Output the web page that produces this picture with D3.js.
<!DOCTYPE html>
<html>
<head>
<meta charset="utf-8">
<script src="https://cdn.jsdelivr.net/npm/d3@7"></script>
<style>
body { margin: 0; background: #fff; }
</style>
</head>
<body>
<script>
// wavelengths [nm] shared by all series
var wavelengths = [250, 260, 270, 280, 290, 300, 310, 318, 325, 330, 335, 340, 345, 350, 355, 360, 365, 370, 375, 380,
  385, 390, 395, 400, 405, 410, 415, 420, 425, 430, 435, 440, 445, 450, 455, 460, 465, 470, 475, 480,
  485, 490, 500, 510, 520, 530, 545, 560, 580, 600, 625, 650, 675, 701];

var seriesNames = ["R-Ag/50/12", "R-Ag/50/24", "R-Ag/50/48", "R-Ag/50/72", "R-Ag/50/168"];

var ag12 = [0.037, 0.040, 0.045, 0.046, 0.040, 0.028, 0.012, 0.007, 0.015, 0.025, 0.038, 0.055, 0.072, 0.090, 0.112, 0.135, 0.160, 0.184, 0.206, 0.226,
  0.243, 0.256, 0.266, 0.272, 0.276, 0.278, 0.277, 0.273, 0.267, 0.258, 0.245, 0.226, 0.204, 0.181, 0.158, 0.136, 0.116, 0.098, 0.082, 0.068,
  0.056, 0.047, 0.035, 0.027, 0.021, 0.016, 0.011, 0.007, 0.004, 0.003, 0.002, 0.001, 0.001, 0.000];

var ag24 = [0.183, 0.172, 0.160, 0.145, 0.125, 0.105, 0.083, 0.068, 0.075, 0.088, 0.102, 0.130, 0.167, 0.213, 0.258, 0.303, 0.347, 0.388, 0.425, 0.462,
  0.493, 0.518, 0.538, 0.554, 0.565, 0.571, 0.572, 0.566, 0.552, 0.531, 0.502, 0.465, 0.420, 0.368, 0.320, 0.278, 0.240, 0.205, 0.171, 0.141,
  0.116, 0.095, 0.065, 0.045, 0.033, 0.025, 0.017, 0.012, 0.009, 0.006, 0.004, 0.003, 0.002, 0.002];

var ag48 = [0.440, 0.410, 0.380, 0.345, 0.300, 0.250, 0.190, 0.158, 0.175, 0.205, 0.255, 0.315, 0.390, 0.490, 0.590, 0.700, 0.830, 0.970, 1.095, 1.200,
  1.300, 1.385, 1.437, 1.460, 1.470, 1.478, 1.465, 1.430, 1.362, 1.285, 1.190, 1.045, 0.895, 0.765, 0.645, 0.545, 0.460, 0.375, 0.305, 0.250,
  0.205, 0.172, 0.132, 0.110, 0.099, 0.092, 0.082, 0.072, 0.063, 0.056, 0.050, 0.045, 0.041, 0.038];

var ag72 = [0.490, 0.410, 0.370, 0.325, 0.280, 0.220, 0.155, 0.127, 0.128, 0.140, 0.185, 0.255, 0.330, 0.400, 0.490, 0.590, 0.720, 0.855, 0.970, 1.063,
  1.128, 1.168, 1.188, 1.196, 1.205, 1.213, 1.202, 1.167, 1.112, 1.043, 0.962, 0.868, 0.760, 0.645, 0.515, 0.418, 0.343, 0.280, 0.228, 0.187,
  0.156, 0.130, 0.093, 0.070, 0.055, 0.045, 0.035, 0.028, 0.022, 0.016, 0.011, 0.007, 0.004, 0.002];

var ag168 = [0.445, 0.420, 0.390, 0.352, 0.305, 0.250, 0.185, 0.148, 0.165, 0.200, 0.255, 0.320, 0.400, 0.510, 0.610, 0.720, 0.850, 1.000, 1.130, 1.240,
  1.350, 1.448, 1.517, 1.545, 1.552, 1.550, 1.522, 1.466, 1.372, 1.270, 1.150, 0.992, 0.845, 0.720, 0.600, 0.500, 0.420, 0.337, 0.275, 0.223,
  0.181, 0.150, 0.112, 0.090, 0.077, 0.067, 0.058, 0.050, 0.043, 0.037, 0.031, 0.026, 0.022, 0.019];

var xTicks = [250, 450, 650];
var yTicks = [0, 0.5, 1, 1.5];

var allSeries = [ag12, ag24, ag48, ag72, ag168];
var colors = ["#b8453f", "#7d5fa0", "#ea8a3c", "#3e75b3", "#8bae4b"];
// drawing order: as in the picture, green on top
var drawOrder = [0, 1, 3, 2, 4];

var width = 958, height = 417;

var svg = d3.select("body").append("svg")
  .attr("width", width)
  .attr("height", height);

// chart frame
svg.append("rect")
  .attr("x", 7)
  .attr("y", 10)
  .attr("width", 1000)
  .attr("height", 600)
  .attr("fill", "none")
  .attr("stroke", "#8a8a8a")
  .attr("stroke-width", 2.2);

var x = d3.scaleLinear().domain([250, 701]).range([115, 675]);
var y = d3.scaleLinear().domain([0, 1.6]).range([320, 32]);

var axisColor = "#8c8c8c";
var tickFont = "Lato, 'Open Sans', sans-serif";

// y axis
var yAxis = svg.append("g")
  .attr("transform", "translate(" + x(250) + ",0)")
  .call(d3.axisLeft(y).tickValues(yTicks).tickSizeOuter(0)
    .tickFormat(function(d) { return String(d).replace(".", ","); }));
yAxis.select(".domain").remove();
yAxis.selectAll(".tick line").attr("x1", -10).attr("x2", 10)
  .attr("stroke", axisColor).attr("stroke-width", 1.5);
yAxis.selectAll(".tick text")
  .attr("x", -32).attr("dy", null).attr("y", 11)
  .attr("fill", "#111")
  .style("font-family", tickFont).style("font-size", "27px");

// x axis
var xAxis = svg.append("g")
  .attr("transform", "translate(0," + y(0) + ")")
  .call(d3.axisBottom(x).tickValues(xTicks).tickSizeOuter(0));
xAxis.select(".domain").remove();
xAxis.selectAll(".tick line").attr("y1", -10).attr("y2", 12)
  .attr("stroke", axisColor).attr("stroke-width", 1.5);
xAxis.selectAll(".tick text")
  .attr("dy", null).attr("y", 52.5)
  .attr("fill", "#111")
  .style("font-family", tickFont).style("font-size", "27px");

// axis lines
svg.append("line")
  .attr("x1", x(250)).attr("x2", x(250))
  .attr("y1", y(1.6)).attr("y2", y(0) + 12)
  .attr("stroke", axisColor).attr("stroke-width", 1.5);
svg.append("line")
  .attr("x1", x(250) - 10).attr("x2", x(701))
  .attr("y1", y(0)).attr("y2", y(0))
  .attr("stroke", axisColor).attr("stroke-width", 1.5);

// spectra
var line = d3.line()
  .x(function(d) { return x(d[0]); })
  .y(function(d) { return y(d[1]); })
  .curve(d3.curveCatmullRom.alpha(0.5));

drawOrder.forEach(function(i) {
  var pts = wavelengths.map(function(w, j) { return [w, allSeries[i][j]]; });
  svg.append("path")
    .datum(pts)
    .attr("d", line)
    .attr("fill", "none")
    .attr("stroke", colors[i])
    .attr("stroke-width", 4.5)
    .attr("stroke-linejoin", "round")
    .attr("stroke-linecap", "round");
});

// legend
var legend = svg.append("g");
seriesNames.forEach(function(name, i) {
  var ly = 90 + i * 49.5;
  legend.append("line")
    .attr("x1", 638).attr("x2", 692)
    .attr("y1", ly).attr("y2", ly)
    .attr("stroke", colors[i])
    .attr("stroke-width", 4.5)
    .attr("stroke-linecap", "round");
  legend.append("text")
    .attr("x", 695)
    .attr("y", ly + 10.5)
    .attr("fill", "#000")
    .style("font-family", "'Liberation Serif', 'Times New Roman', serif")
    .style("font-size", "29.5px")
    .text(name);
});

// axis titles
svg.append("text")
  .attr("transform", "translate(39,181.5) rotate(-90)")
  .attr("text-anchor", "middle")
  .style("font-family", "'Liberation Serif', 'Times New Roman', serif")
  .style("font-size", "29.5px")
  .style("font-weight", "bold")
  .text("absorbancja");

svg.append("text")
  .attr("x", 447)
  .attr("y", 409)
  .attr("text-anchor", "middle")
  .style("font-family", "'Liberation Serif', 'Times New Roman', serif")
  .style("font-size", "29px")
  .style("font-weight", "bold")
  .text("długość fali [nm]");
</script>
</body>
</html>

_ _ _

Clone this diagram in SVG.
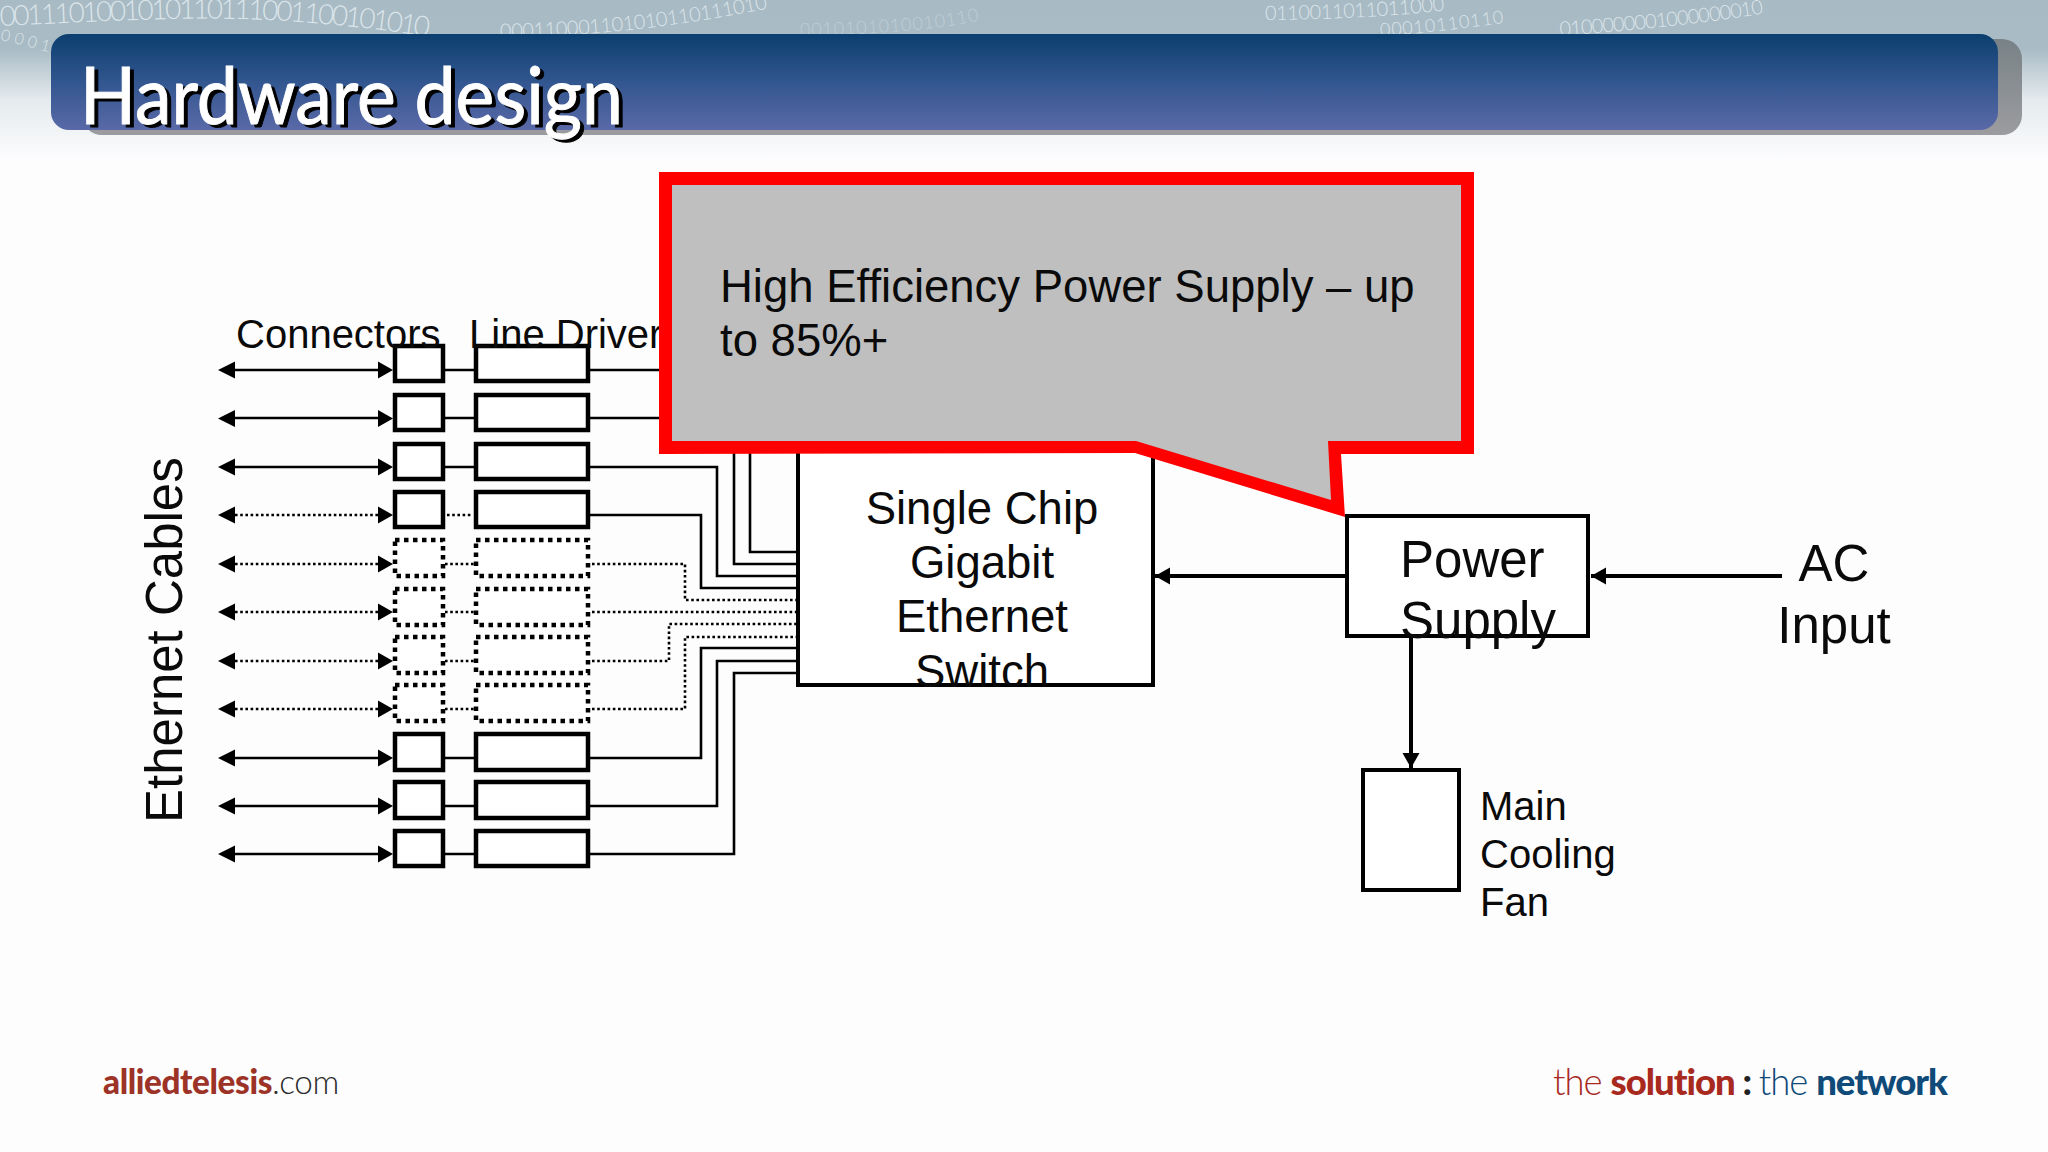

_ _ _

SHORT EXERCISE:
Within the material above, extract exactly the lines that start at the line containing "Output the web" and stop after the line containing "650, 675, 701];", and only those.

IN RESPONSE:
Output the web page that produces this picture with D3.js.
<!DOCTYPE html>
<html>
<head>
<meta charset="utf-8">
<script src="https://cdn.jsdelivr.net/npm/d3@7"></script>
<style>
body { margin: 0; background: #fff; }
</style>
</head>
<body>
<script>
// wavelengths [nm] shared by all series
var wavelengths = [250, 260, 270, 280, 290, 300, 310, 318, 325, 330, 335, 340, 345, 350, 355, 360, 365, 370, 375, 380,
  385, 390, 395, 400, 405, 410, 415, 420, 425, 430, 435, 440, 445, 450, 455, 460, 465, 470, 475, 480,
  485, 490, 500, 510, 520, 530, 545, 560, 580, 600, 625, 650, 675, 701];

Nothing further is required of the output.